Мы с призраком университетского преподавателя можем всласть орать друг на друга, выясняя, где чей фронтир, но правда в том, что мы почти одинаковые уже исходя из того, что оба этот фронтир чувствуем. Для нас работа на будущее других механоидов – это бесконечное жестокое сражение. А вот воспитатели на каторге слыхом не слыхивали ни о каком таком фронтире.
Для них наши души если и походили на поле боя, то уже давно и окончательно проигранного. Мы казались им уже законченными преступниками. Даже те, кто попался на мелочи или в первый раз. Даже те, кому не стукнуло и десяти лет. Обращались с нами соответственно. Все наставники как один считали, что учить нас чему-то – значит учить воров лучше воровать.
Все, кроме одного.
Итак, свой второй срок на каторге я начала с лазарета. И там, на соседней койке, я встретила умирающего от войрового заражения мастера-воспитателя. Его Центр списал с городского назначения догнивать к нам. Болезнь съела ему почти все лицо и оставила без пальцев, но мозг тронуть не посмела, и глаза лучились добротой. А я раньше никогда ее не знала.

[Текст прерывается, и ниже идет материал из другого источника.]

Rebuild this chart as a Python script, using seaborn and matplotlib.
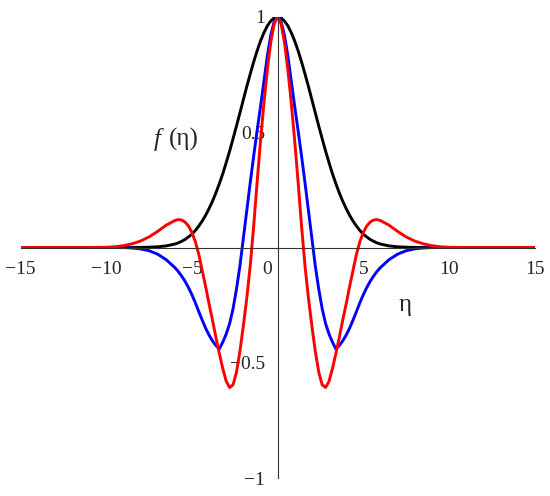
import numpy as np
import pandas as pd
import matplotlib
matplotlib.use("Agg")
import matplotlib.pyplot as plt
import matplotlib.transforms as mtransforms
import seaborn as sns

# values
eta = [-15, -12, -11, -10, -9.5, -9, -8.5, -8, -7.5, -7, -6.5,
       -6, -5.8, -5.6, -5.4, -5.2, -5, -4.8, -4.6, -4.4, -4.2, -4, -3.8, -3.6, -3.4, -3.2,
       -3, -2.8, -2.6, -2.4, -2.2, -2, -1.8, -1.6, -1.4, -1.2, -1, -0.8, -0.6, -0.4, -0.2,
       0,
       0.2, 0.4, 0.6, 0.8, 1, 1.2, 1.4, 1.6, 1.8, 2, 2.2, 2.4, 2.6, 2.8, 3,
       3.2, 3.4, 3.6, 3.8, 4, 4.2, 4.4, 4.6, 4.8, 5, 5.2, 5.4, 5.6, 5.8, 6,
       6.5, 7, 7.5, 8, 8.5, 9, 9.5, 10, 11, 12, 15]

f_black = [0, 0, 0, 0, 0, 0, 0.0002, 0.0005, 0.0013, 0.003, 0.007,
           0.015, 0.02, 0.027, 0.035, 0.046, 0.058, 0.074, 0.093, 0.115, 0.14, 0.169, 0.201, 0.237, 0.277, 0.32,
           0.368, 0.418, 0.472, 0.527, 0.584, 0.641, 0.698, 0.752, 0.804, 0.852, 0.895, 0.931, 0.961, 0.982, 0.996,
           1,
           0.996, 0.982, 0.961, 0.931, 0.895, 0.852, 0.804, 0.752, 0.698, 0.641, 0.584, 0.527, 0.472, 0.418, 0.368,
           0.32, 0.277, 0.237, 0.201, 0.169, 0.14, 0.115, 0.093, 0.074, 0.058, 0.046, 0.035, 0.027, 0.02, 0.015,
           0.007, 0.003, 0.0013, 0.0005, 0.0002, 0, 0, 0, 0, 0, 0]

f_blue = [0, 0, 0, 0, 0, 0, -0.002, -0.006, -0.014, -0.029, -0.053,
          -0.087, -0.104, -0.124, -0.147, -0.174, -0.205, -0.24, -0.278, -0.315, -0.35, -0.38, -0.405, -0.425, -0.44, -0.41,
          -0.375, -0.33, -0.265, -0.18, -0.08, 0.04, 0.16, 0.28, 0.395, 0.505, 0.61, 0.72, 0.83, 0.92, 0.98,
          1,
          0.98, 0.92, 0.83, 0.72, 0.61, 0.505, 0.395, 0.28, 0.16, 0.04, -0.08, -0.18, -0.265, -0.33, -0.375,
          -0.41, -0.44, -0.425, -0.405, -0.38, -0.35, -0.315, -0.278, -0.24, -0.205, -0.174, -0.147, -0.124, -0.104, -0.087,
          -0.053, -0.029, -0.014, -0.006, -0.002, 0, 0, 0, 0, 0, 0]

f_red = [0, 0, 0, 0.001, 0.003, 0.008, 0.016, 0.028, 0.046, 0.07, 0.097,
         0.117, 0.121, 0.119, 0.11, 0.093, 0.065, 0.025, -0.03, -0.1, -0.17, -0.245, -0.315, -0.39, -0.46, -0.525,
         -0.58, -0.607, -0.595, -0.54, -0.45, -0.34, -0.22, -0.08, 0.09, 0.28, 0.46, 0.625, 0.77, 0.89, 0.97,
         1,
         0.97, 0.89, 0.77, 0.625, 0.46, 0.28, 0.09, -0.08, -0.22, -0.34, -0.45, -0.54, -0.595, -0.607, -0.58,
         -0.525, -0.46, -0.39, -0.315, -0.245, -0.17, -0.1, -0.03, 0.025, 0.065, 0.093, 0.11, 0.119, 0.121, 0.117,
         0.097, 0.07, 0.046, 0.028, 0.016, 0.008, 0.003, 0.001, 0, 0, 0]

x_ticks = [-15, -10, -5, 0, 5, 10, 15]
x_tick_labels = ["\u221215", "\u221210", "\u22125", "0", "5", "10", "15"]
y_ticks = [-1, -0.5, 0.5, 1]
y_tick_labels = ["\u22121", "\u22120.5", "0.5", "1"]

df = pd.DataFrame({
    "eta": eta * 3,
    "f": f_black + f_blue + f_red,
    "curve": ["black"] * len(eta) + ["blue"] * len(eta) + ["red"] * len(eta),
})

sns.set_style("white")
plt.rcParams["font.family"] = ["Liberation Serif", "DejaVu Serif"]

fig = plt.figure(figsize=(5.5, 4.96), dpi=100)
ax = fig.add_axes([0.0375, 0.036, 0.9345, 0.93])

sns.lineplot(data=df, x="eta", y="f", hue="curve", sort=False, estimator=None,
             palette={"black": "black", "blue": "#0000ff", "red": "#ff0000"},
             linewidth=2.1, legend=False, ax=ax)

ax.set_xlim(-15, 15)
ax.set_ylim(-1, 1)

# axes through the origin
ax.spines["left"].set_position(("data", 0))
ax.spines["bottom"].set_position(("data", 0))
ax.spines["right"].set_visible(False)
ax.spines["top"].set_visible(False)
for s in ["left", "bottom"]:
    ax.spines[s].set_linewidth(0.8)
    ax.spines[s].set_color("#333333")

ax.set_xticks(x_ticks)
ax.set_xticklabels(x_tick_labels, fontsize=14)
ax.set_xticks(np.arange(-15, 16, 1), minor=True)
ax.set_yticks(y_ticks)
ax.set_yticklabels(y_tick_labels, fontsize=14)
ax.set_yticks(np.arange(-1, 1.01, 0.1), minor=True)

ax.tick_params(axis="x", which="major", direction="out", length=6, width=0.8, pad=4, color="#333333")
ax.tick_params(axis="x", which="minor", direction="out", length=3, width=0.8, color="#333333")
ax.tick_params(axis="y", which="major", direction="in", length=6, width=0.8, pad=9, color="#333333")
ax.tick_params(axis="y", which="minor", direction="in", length=3, width=0.8, color="#333333")
shift = mtransforms.ScaledTranslation(-6 / 100, 0, fig.dpi_scale_trans)
for lab in ax.get_xticklabels():
    if lab.get_text() == "0":
        lab.set_horizontalalignment("right")
        lab.set_transform(lab.get_transform() + shift)

ax.set_xlabel("")
ax.set_ylabel("")
ax.text(7.45, -0.25, "\u03b7", fontsize=18, ha="center", va="center")
ax.text(-7.05, 0.47, "f", fontsize=18, style="italic", ha="center", va="center")
ax.text(-5.45, 0.47, "(\u03b7)", fontsize=18, ha="center", va="center")

fig.savefig("out.png", dpi=100)
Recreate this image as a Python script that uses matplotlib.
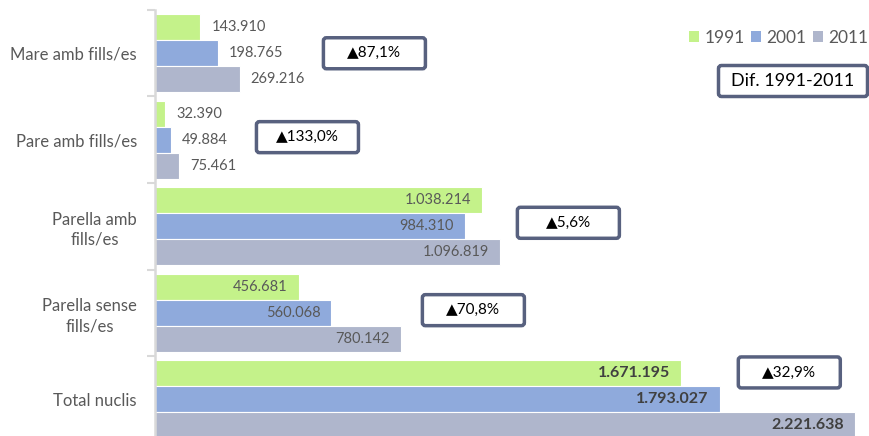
import matplotlib
matplotlib.use('Agg')
import matplotlib.pyplot as plt
from matplotlib.patches import FancyBboxPatch, Patch
from matplotlib.transforms import IdentityTransform

plt.rcParams['font.family'] = ['Lato', 'DejaVu Sans']

categories = ["Mare amb fills/es", "Pare amb fills/es", "Parella amb\nfills/es",
              "Parella sense\nfills/es", "Total nuclis"]
years = ["1991", "2001", "2011"]
v1991 = [143910, 32390, 1038214, 456681, 1671195]
v2001 = [198765, 49884, 984310, 560068, 1793027]
v2011 = [269216, 75461, 1096819, 780142, 2221638]
series = [v1991, v2001, v2011]

colors = ['#c4f28a', '#8faadc', '#afb6cc']
box_ec = '#58617f'
text_col = '#595959'

W, H, DPI = 870, 436, 100
fig = plt.figure(figsize=(W / DPI, H / DPI), dpi=DPI)
ax = fig.add_axes([155 / W, (H - 442.5) / H, 715 / W, 432.5 / H])

bh = 0.3
for j, vals in enumerate(series):
    ys = [i + (j - 1) * bh for i in range(len(categories))]
    ax.barh(ys, vals, height=bh, color=colors[j], edgecolor='white', linewidth=0.8, zorder=2)
    for i, (y, v) in enumerate(zip(ys, vals)):
        s = f"{v:,}".replace(',', '.')
        bold = categories[i] == "Total nuclis"
        if v > 300000:
            ax.annotate(s, xy=(v, y), xytext=(-11, 0), textcoords='offset pixels',
                        ha='right', va='center', fontsize=11.5 if bold else 10.5,
                        color='#404040' if bold else text_col,
                        fontweight='bold' if bold else 'normal', zorder=3)
        else:
            ax.annotate(s, xy=(v, y), xytext=(11, 0), textcoords='offset pixels',
                        ha='left', va='center', fontsize=10.5, color=text_col, zorder=3)

ax.set_xlim(0, 2.27e6)
ax.set_ylim(len(categories) - 0.5, -0.5)
ax.set_yticks(range(len(categories)))
ax.set_yticklabels(categories)
for lab in ax.get_yticklabels():
    lab.set_multialignment('center')
    lab.set_linespacing(1.3)
ax.set_yticks([k - 0.5 for k in range(len(categories) + 1)], minor=True)
ax.tick_params(axis='y', which='major', length=0, pad=13, labelsize=12, labelcolor=text_col)
ax.tick_params(axis='y', which='minor', length=6, width=1.5, color='#d9d9d9')
ax.set_xticks([])
for side in ['top', 'right', 'bottom']:
    ax.spines[side].set_visible(False)
ax.spines['left'].set_color('#d9d9d9')
ax.spines['left'].set_linewidth(1.8)

# Difference boxes (1991 -> 2011)
box_cx = [696600, 484000, 1312400, 1010800, 2013800]
box_dy = [0.0, -0.03, -0.04, -0.03, -0.31]
bw, bhp = 105, 34
fig.canvas.draw()
for i in range(len(categories)):
    pct = (v2011[i] / v1991[i] - 1) * 100
    s = "▲" + f"{pct:.1f}".replace('.', ',') + "%"
    cx, cy = ax.transData.transform((box_cx[i], i + box_dy[i]))
    p = FancyBboxPatch((cx - bw / 2 + 1.5, cy - bhp / 2 + 1.5), bw - 3, bhp - 3,
                       boxstyle='round,pad=0,rounding_size=3', fc='white', ec=box_ec,
                       lw=2.5, transform=IdentityTransform(), zorder=5)
    fig.add_artist(p)
    fig.text(cx / W, cy / H, s, ha='center', va='center', fontsize=11, color='black', zorder=6)

# Dif. label box
dcx, dcy = 793, H - 81
p = FancyBboxPatch((dcx - 152 / 2 + 1.5, dcy - bhp / 2 + 1.5), 152 - 3, bhp - 3,
                   boxstyle='round,pad=0,rounding_size=3', fc='white', ec=box_ec,
                   lw=2.5, transform=IdentityTransform(), zorder=5)
fig.add_artist(p)
fig.text(dcx / W, dcy / H, "Dif. 1991-2011", ha='center', va='center', fontsize=13,
         color='black', zorder=6)

handles = [Patch(facecolor=c, edgecolor='none') for c in colors]
fig.legend(handles, years, loc='center right', bbox_to_anchor=(0.998, 1 - 38 / H),
           ncol=3, frameon=False, fontsize=12.5, labelcolor=text_col,
           handlelength=0.6, handleheight=0.6, handletextpad=0.3, columnspacing=0.35,
           borderpad=0, borderaxespad=0)

fig.savefig('out.png', dpi=DPI)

За эту доброту я его и возненавидела, мастера Сдойре. Аж до зуда под кожей. Возненавидела с самого первого взгляда.
Сколько яда и злорадства я на него вылила, сколько злых шуток испытала на нем, пока в один момент в самом последнем вагоне растянувшегося поезда не приехали наконец мои мозги и я не поняла, как мщу ему за то, что он показывает своим примером: в мире бывает доброта. Бывает, а я ее никогда по отношению к себе не видела.
С этого момента и жизнь моя, и отношения наши изменились. Он показал мне каторжную библиотеку и научил учету и обращению с книгами. Добился моего перевода с опасных работ туда, взамен потребовав усердное самообучение и обучение других. Всех, кто захочет. Постепенно ребята начали захаживать к нам, но это не понравилось надзирателям, и мастера Сдойре уволили.
На каторге все вернулось на свои часы, но я уже изменилась, и меня никто не смог бы перековать назад. После отработки я вернулась, отойдя еще дальше от родных краев, и поступила в библиотеку в Каменном Ветре. Хотя город меня душил, я старалась прилежно жить и хорошо делать свое дело.